#### Given material
** begin **
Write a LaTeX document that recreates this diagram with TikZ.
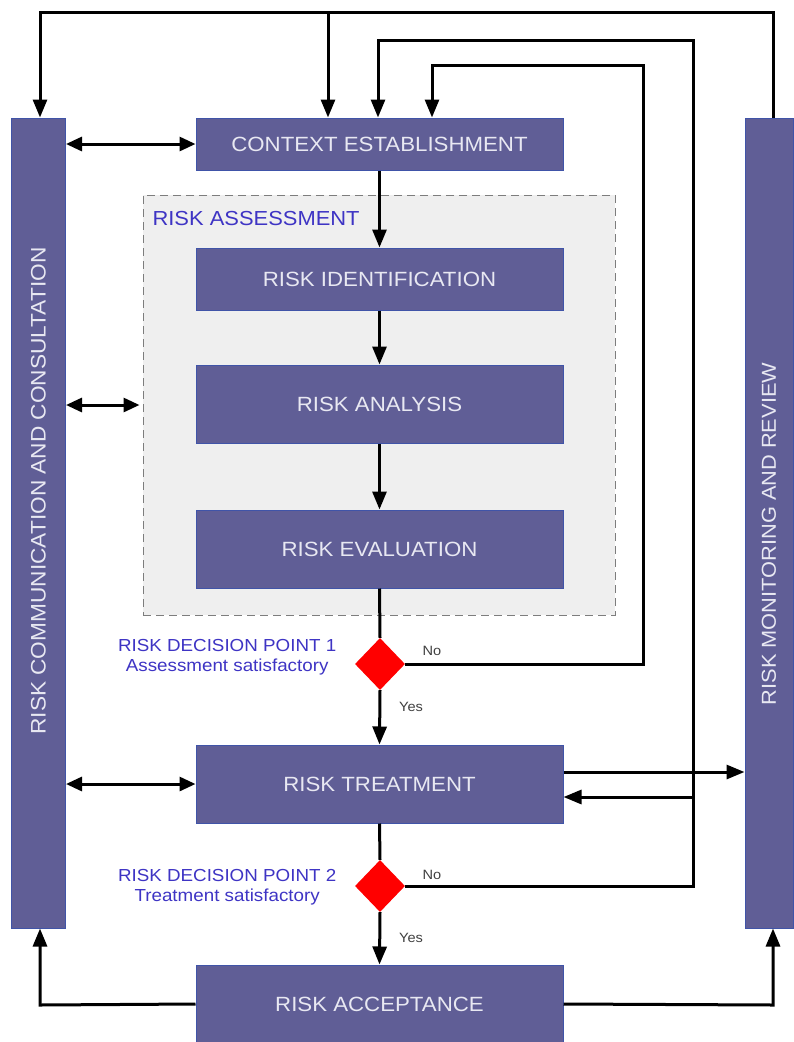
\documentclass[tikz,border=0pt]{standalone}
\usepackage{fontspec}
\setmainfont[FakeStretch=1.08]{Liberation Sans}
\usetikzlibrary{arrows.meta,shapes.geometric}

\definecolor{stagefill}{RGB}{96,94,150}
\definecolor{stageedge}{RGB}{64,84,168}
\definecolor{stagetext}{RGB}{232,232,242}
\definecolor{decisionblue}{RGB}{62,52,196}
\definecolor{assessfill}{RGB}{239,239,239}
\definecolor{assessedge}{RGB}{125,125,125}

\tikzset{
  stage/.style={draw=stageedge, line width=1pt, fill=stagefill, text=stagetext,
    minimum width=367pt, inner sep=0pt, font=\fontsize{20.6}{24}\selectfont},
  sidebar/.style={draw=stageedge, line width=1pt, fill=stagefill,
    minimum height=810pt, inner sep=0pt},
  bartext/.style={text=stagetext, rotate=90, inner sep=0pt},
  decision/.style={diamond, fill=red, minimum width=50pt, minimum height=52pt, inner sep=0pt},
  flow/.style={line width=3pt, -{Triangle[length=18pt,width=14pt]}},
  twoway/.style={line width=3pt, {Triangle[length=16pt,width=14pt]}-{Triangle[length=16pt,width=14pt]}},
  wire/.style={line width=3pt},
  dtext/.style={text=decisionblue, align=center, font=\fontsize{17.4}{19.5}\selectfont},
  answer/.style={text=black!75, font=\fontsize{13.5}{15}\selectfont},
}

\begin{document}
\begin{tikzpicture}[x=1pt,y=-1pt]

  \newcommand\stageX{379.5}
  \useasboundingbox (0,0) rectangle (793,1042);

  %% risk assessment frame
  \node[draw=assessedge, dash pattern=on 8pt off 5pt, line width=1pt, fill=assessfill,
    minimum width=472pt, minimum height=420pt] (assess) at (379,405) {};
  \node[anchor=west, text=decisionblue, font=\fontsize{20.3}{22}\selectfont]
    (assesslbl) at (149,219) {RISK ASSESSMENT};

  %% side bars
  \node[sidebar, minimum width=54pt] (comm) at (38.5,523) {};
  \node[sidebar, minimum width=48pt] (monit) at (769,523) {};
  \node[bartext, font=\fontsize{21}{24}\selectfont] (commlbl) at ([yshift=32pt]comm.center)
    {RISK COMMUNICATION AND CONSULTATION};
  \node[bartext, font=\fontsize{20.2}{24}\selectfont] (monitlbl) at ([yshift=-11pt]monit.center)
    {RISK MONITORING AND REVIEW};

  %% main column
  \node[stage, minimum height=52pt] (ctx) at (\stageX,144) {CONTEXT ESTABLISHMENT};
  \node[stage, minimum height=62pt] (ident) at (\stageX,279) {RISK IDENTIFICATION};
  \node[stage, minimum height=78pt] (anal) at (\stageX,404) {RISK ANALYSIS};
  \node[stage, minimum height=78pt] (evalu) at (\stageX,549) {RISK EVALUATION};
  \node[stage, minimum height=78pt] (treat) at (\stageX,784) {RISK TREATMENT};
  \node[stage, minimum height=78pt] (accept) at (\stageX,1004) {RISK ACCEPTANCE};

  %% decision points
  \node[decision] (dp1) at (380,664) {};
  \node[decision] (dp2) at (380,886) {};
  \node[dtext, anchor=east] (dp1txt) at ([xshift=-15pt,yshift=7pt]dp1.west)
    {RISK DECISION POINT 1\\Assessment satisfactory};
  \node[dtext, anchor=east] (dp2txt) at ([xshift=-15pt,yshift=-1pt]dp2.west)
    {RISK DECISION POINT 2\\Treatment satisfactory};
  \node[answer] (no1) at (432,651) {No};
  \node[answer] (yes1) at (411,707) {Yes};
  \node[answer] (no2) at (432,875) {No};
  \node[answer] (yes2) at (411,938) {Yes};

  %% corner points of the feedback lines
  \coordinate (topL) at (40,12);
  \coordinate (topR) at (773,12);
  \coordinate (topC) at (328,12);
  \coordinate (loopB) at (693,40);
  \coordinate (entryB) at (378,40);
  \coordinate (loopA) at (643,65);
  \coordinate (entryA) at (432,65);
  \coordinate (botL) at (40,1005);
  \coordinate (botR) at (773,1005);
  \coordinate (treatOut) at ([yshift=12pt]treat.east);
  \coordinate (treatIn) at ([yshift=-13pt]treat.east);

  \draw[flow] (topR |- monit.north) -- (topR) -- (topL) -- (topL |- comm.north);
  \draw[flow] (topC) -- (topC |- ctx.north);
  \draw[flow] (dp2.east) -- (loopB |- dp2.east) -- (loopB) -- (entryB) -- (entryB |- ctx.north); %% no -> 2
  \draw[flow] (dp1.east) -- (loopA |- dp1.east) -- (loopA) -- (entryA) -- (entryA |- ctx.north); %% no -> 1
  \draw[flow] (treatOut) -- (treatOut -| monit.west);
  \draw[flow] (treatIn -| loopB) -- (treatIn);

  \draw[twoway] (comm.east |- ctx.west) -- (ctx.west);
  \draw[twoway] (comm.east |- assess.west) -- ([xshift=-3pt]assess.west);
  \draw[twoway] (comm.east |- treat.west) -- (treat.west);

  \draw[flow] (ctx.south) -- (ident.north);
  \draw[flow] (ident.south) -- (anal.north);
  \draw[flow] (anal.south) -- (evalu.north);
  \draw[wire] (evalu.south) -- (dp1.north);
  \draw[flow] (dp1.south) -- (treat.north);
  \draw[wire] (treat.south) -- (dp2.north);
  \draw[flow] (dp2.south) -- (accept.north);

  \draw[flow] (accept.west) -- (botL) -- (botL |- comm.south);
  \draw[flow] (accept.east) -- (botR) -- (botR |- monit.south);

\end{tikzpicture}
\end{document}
** end **
#### Your objective
Would you reproduce the lines above, from the very first through the line containing "(0,0) rectangle (793,1042);", exactly and without the pictures?

#### Solved problem
Write a LaTeX document that recreates this diagram with TikZ.
\documentclass[tikz,border=0pt]{standalone}
\usepackage{fontspec}
\setmainfont[FakeStretch=1.08]{Liberation Sans}
\usetikzlibrary{arrows.meta,shapes.geometric}

\definecolor{stagefill}{RGB}{96,94,150}
\definecolor{stageedge}{RGB}{64,84,168}
\definecolor{stagetext}{RGB}{232,232,242}
\definecolor{decisionblue}{RGB}{62,52,196}
\definecolor{assessfill}{RGB}{239,239,239}
\definecolor{assessedge}{RGB}{125,125,125}

\tikzset{
  stage/.style={draw=stageedge, line width=1pt, fill=stagefill, text=stagetext,
    minimum width=367pt, inner sep=0pt, font=\fontsize{20.6}{24}\selectfont},
  sidebar/.style={draw=stageedge, line width=1pt, fill=stagefill,
    minimum height=810pt, inner sep=0pt},
  bartext/.style={text=stagetext, rotate=90, inner sep=0pt},
  decision/.style={diamond, fill=red, minimum width=50pt, minimum height=52pt, inner sep=0pt},
  flow/.style={line width=3pt, -{Triangle[length=18pt,width=14pt]}},
  twoway/.style={line width=3pt, {Triangle[length=16pt,width=14pt]}-{Triangle[length=16pt,width=14pt]}},
  wire/.style={line width=3pt},
  dtext/.style={text=decisionblue, align=center, font=\fontsize{17.4}{19.5}\selectfont},
  answer/.style={text=black!75, font=\fontsize{13.5}{15}\selectfont},
}

\begin{document}
\begin{tikzpicture}[x=1pt,y=-1pt]

  \newcommand\stageX{379.5}
  \useasboundingbox (0,0) rectangle (793,1042);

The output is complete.